═══ Data provided ═══
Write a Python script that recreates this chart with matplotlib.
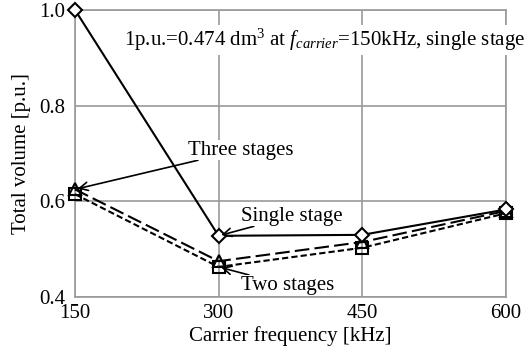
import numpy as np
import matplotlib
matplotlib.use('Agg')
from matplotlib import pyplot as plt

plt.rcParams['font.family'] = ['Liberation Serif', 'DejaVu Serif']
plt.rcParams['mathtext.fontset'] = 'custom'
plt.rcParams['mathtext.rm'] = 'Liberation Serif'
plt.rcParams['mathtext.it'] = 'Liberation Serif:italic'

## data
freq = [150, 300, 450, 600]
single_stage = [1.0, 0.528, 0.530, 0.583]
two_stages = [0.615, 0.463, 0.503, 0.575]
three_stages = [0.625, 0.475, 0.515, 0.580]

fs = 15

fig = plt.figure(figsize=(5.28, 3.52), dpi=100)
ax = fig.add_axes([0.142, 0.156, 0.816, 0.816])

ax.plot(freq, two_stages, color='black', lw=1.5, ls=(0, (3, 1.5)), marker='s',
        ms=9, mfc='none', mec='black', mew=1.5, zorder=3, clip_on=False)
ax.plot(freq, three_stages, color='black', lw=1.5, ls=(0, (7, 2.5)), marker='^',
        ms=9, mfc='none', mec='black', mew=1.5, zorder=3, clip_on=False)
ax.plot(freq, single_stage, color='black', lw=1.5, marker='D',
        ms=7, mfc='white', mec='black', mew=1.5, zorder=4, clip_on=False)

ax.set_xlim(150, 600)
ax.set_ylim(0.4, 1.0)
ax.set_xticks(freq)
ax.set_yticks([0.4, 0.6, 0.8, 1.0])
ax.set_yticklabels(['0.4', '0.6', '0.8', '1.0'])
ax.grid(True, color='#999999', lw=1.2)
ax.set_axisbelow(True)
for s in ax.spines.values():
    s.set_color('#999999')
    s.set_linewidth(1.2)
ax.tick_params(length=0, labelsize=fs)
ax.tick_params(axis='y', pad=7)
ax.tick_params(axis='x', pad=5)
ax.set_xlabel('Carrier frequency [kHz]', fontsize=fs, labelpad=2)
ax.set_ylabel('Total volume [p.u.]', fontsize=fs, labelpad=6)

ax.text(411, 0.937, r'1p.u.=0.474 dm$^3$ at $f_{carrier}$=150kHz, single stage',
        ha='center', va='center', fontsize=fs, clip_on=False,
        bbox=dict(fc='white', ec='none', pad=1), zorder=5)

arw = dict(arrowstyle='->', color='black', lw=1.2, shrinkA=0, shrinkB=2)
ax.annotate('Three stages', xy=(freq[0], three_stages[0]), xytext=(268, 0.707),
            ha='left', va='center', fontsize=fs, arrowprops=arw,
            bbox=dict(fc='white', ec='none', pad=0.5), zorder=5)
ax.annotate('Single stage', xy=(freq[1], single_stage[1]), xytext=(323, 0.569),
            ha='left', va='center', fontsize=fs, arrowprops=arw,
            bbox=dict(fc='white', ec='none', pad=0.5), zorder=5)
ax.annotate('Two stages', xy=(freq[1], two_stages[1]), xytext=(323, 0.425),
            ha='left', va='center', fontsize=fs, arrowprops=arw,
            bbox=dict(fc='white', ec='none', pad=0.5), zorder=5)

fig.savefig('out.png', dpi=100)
═══
Every line is to be duplicated exactly, though pictures stay out.

Solution to the exercise:
Write a Python script that recreates this chart with matplotlib.
import numpy as np
import matplotlib
matplotlib.use('Agg')
from matplotlib import pyplot as plt

plt.rcParams['font.family'] = ['Liberation Serif', 'DejaVu Serif']
plt.rcParams['mathtext.fontset'] = 'custom'
plt.rcParams['mathtext.rm'] = 'Liberation Serif'
plt.rcParams['mathtext.it'] = 'Liberation Serif:italic'

## data
freq = [150, 300, 450, 600]
single_stage = [1.0, 0.528, 0.530, 0.583]
two_stages = [0.615, 0.463, 0.503, 0.575]
three_stages = [0.625, 0.475, 0.515, 0.580]

fs = 15

fig = plt.figure(figsize=(5.28, 3.52), dpi=100)
ax = fig.add_axes([0.142, 0.156, 0.816, 0.816])

ax.plot(freq, two_stages, color='black', lw=1.5, ls=(0, (3, 1.5)), marker='s',
        ms=9, mfc='none', mec='black', mew=1.5, zorder=3, clip_on=False)
ax.plot(freq, three_stages, color='black', lw=1.5, ls=(0, (7, 2.5)), marker='^',
        ms=9, mfc='none', mec='black', mew=1.5, zorder=3, clip_on=False)
ax.plot(freq, single_stage, color='black', lw=1.5, marker='D',
        ms=7, mfc='white', mec='black', mew=1.5, zorder=4, clip_on=False)

ax.set_xlim(150, 600)
ax.set_ylim(0.4, 1.0)
ax.set_xticks(freq)
ax.set_yticks([0.4, 0.6, 0.8, 1.0])
ax.set_yticklabels(['0.4', '0.6', '0.8', '1.0'])
ax.grid(True, color='#999999', lw=1.2)
ax.set_axisbelow(True)
for s in ax.spines.values():
    s.set_color('#999999')
    s.set_linewidth(1.2)
ax.tick_params(length=0, labelsize=fs)
ax.tick_params(axis='y', pad=7)
ax.tick_params(axis='x', pad=5)
ax.set_xlabel('Carrier frequency [kHz]', fontsize=fs, labelpad=2)
ax.set_ylabel('Total volume [p.u.]', fontsize=fs, labelpad=6)

ax.text(411, 0.937, r'1p.u.=0.474 dm$^3$ at $f_{carrier}$=150kHz, single stage',
        ha='center', va='center', fontsize=fs, clip_on=False,
        bbox=dict(fc='white', ec='none', pad=1), zorder=5)

arw = dict(arrowstyle='->', color='black', lw=1.2, shrinkA=0, shrinkB=2)
ax.annotate('Three stages', xy=(freq[0], three_stages[0]), xytext=(268, 0.707),
            ha='left', va='center', fontsize=fs, arrowprops=arw,
            bbox=dict(fc='white', ec='none', pad=0.5), zorder=5)
ax.annotate('Single stage', xy=(freq[1], single_stage[1]), xytext=(323, 0.569),
            ha='left', va='center', fontsize=fs, arrowprops=arw,
            bbox=dict(fc='white', ec='none', pad=0.5), zorder=5)
ax.annotate('Two stages', xy=(freq[1], two_stages[1]), xytext=(323, 0.425),
            ha='left', va='center', fontsize=fs, arrowprops=arw,
            bbox=dict(fc='white', ec='none', pad=0.5), zorder=5)

fig.savefig('out.png', dpi=100)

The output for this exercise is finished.